L’Assemblée des Français de l’étranger

Pour avoir superbement ignoré les trois rapports indépendants dénonçant les travers et dangers du vote par l’internet qu’elle avait mis en place le 18 juin 2005.

Première expérience française de vote à grande échelle par Internet, l’élection des représentants de l’Assemblée des Français de l’Etranger (AFE), le 18 juin dernier (tout un symbole), fut “une ‘première’ mitigée” selon l’AFP, un “flop” pour 01net.

Sur les 525 000 électeurs potentiels, seuls 28 000 avaient ainsi choisi l’option internet. A l’arrivée, 10 119 personnes seulement ont réellement voté en ligne, soit 14% des votants (le nombre total des suffrages exprimés étant lui aussi, et seulement, de 14%).

Les rapports de trois experts informatiques, Bernard Lang et François Pellegrini, mandatés par les deux groupes de l’Assemblée des Français de l’Etranger -l’Union des Français de l’Étranger (UFE, proche de l’UMP) et l’Association Démocratique des Français à l’Étranger (ADFE, proche du PS)- pour auditer la procédure de vote, ainsi que celui d’Andrew W. Appel, professeur d’informatique à Princeton et membre de VerifiedVoting.org, ont depuis enfoncé le clou.

Extraits de leurs expertises :

 comment les assesseurs pouvaient-ils garantir l’intégrité du vote dès lors qu’ils en étaient réduits à vérifier, par écran de vidéosurveillance interposé, que personne n’entrait dans la salle machine où se trouvaient le système informatique gérant le suffrage ?

 d’autre part, les assesseurs en étaient réduit à contrôler la régularité du vote au moyen de caméras de vidéosurveillance filmant la salle machine où se trouvaient les ordinateurs comptabilisant les votes, or, la vidéo ne permettait aucunement de vérifier ce qui se passait à l’intérieur des ordinateurs, et encore moins de s’assurer de la qualité du code source des logiciels utilisés, non plus que de l’intégrité des flux de données, sans même parler de la sécurité des ordinateurs des votants.
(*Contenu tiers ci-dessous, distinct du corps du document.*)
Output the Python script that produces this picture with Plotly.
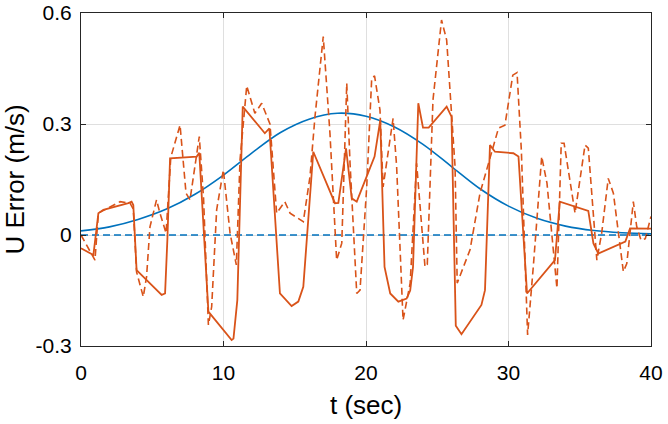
import plotly.graph_objects as go

# Blue reference curve
t_ref = [0, 2, 4, 6, 8, 10, 12, 14, 16, 18, 20, 22, 24, 26, 28, 30, 32, 34, 36, 38, 40]
u_ref = [0.011, 0.022, 0.042, 0.070, 0.110, 0.162, 0.222, 0.277, 0.313, 0.329, 0.321, 0.292, 0.245, 0.185, 0.125,
         0.078, 0.045, 0.024, 0.012, 0.006, 0.003]

# Solid orange
t_sol = [0, 0.87, 1.22, 1.57, 3.32, 3.55, 3.67, 3.9, 5.66, 5.9, 6.06, 6.25, 8.12, 8.3, 8.94, 10.57, 10.7, 10.97, 11.35,
         12.9, 13.22, 13.6, 13.96, 14.78, 15.25, 15.6, 16.3, 17.82, 18.06, 18.6, 19.0, 19.35, 20.6, 21.0, 21.3, 21.7,
         22.27, 22.85, 23.1, 23.3, 23.67, 24.0, 24.4, 25.66, 26.0, 26.3, 26.7, 28.1, 28.35, 28.7, 29.05, 30.34, 30.7, 31.3,
         33.26, 33.6, 35.6, 35.96, 36.3, 38.2, 38.53, 40]
u_sol = [-0.036, -0.054, 0.059, 0.068, 0.086, 0.09, 0.081, -0.095, -0.162, -0.158, -0.014, 0.207, 0.212, 0.222, -0.207, -0.284, -0.28, -0.176, 0.347,
         0.275, 0.288, 0.059, -0.158, -0.192, -0.18, -0.14, 0.225, 0.086, 0.087, 0.234, 0.099, 0.09, 0.212, 0.31, -0.086, -0.158,
         -0.18, -0.172, -0.15, -0.086, 0.356, 0.29, 0.29, 0.347, 0.32, -0.245, -0.268, -0.189, -0.149, 0.243, 0.225, 0.221, 0.212, -0.158,
         -0.068, 0.09, 0.065, -0.023, -0.05, -0.018, 0.018, 0.017]

# Dashed orange
t_dash = [0, 0.98, 1.22, 2.74, 3.44, 3.67, 3.9, 4.37, 4.6, 4.84, 5.3, 5.54, 5.97, 6.3, 6.95, 7.37, 7.65, 8.3, 8.6, 8.94,
          9.17, 9.52, 9.99, 10.46, 10.9, 11.16, 11.63, 12.2, 12.68, 13.26, 13.73, 14.3, 14.67, 15.6, 16.07, 16.42, 17.0,
          17.47, 17.94, 18.3, 18.65, 18.88, 19.35, 19.58, 20.05, 20.4, 20.6, 20.98, 21.2, 21.9, 22.15, 22.6, 23.1, 23.55,
          24.14, 24.3, 24.7, 25.3, 25.66, 26.25, 26.4, 27.3, 28.0, 29.3, 29.75, 30.3, 30.6, 30.9, 31.34, 31.74,
          32.33, 32.7, 33.4, 33.7, 33.9, 34.67, 35.37, 35.6, 36.2, 36.54, 37.0, 37.36, 38.06, 38.3, 38.76, 39.0, 39.3,
          39.6, 40]
u_dash = [0.0, -0.068, 0.059, 0.09, 0.086, 0.07, -0.1, -0.167, -0.113, 0.022, 0.095, 0.059, 0.005, 0.21, 0.297, 0.113, 0.095, 0.266, 0.1, -0.243,
          -0.194, 0.068, 0.176, 0.005, -0.081, 0.203, 0.403, 0.329, 0.356, 0.3, 0.059, 0.09, 0.059, 0.036, 0.158, 0.32, 0.536,
          0.275, -0.068, -0.022, 0.41, 0.194, -0.158, -0.149, 0.13, 0.423, 0.43, 0.338, 0.13, 0.315, 0.185, -0.23, -0.13, 0.194,
          -0.086, -0.08, 0.365, 0.581, 0.527, 0.185, -0.13, -0.04, 0.113, 0.289, 0.297, 0.432, 0.439, 0.23, -0.27, -0.086,
          0.212, 0.14, -0.144, 0.248, 0.248, 0.059, 0.243, 0.235, -0.068, 0.005, 0.153, 0.113, -0.099, -0.077, 0.09, 0.022, -0.014,
          -0.01, 0.05]

t_zero = [0, 40]
u_zero = [0, 0]

x_ticks = [0, 10, 20, 30, 40]
y_ticks = [-0.3, 0, 0.3, 0.6]
y_ticktext = ["-0.3", "0", "0.3", "0.6"]

blue = "#0072BD"
orange = "#D95319"
font_family = "Liberation Sans, Arial, sans-serif"
dash_style = "7px,4px"

fig = go.Figure()
fig.add_trace(go.Scatter(x=t_zero, y=u_zero, mode="lines", line=dict(color=blue, width=1.6, dash=dash_style)))
fig.add_trace(go.Scatter(x=t_ref, y=u_ref, mode="lines", line=dict(color=blue, width=1.6, shape="spline")))
fig.add_trace(go.Scatter(x=t_dash, y=u_dash, mode="lines", line=dict(color=orange, width=1.6, dash=dash_style)))
fig.add_trace(go.Scatter(x=t_sol, y=u_sol, mode="lines", line=dict(color=orange, width=1.8)))

axis_common = dict(
    showline=True, linecolor="#262626", linewidth=1, mirror="ticks",
    ticks="inside", ticklen=5, tickcolor="#262626",
    showgrid=True, gridcolor="#DFDFDF", gridwidth=1,
    zeroline=False, automargin=False,
    tickfont=dict(family=font_family, size=21, color="#000000"),
)

fig.update_layout(
    width=668, height=424,
    margin=dict(l=81, r=17, t=13, b=78),
    paper_bgcolor="white", plot_bgcolor="white",
    showlegend=False,
    xaxis=dict(range=[0, 40], tickvals=x_ticks, ticktext=[str(v) for v in x_ticks],
               ticklabelstandoff=8, **axis_common),
    yaxis=dict(range=[-0.3, 0.6], tickvals=y_ticks, ticktext=y_ticktext,
               ticklabelstandoff=4, **axis_common),
    annotations=[
        dict(text="t (sec)", xref="paper", yref="paper", x=0.5, y=-0.177, xanchor="center", yanchor="middle",
             showarrow=False, font=dict(family=font_family, size=26, color="#000000")),
        dict(text="U Error (m/s)", xref="paper", yref="paper", x=-0.1175, y=0.5, xanchor="center", yanchor="middle",
             textangle=-90, showarrow=False, font=dict(family=font_family, size=26, color="#000000")),
    ],
)

fig.write_html("out.html")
 de plus, certaines des recommandations de la CNIL et du Forum des Droits de l’Internet n’ont pas été respectées, et les audits logiciels ont été effectués, non pas par des personnalités indépendantes, mais par des représentants du maître d’oeuvre et du maître d’ouvrage…

En résumé, et alors que dans un vote “classique”, dont la procédure, relativement simple, est compréhensible par tout un chacun, et que les urnes sont transparentes, les isoloirs fermés et individuels, le dépouillement public et le décompte vérifiable, dans l’expérience du 18 juin dernier, dont la complexité en a dérouté plus d’un, ni les assesseurs, ni les isoloirs, ni les urnes, ni le dépouillement, ni le décompte n’offraient de garanties suffisantes.

Or, comme le souligne Bernard Lang, “le défi essentiel auquel est confronté le vote électronique est l’étendue de la confiance que lui accorde l’électeur“. Pour Pellegrini, “le mécanisme le plus fiable reste le vote par correspondance papier, le vote dématérialisé n’offre aucune contrôle, et permet une portée de fraude considérale (…) Ce ne serait pas un service à rendre à la démocratie“.

En réponse à ces critiques, l’AFE, lors de sa session plénière, a pour sa part décidé de créer... une "commission temporaire" pour "engager une réflexion sur l’exercice du droit électoral par les Français de l’étranger", sans bien évidemment mentionner aucun de ces rapports, ni aucune de leurs remarques et critiques.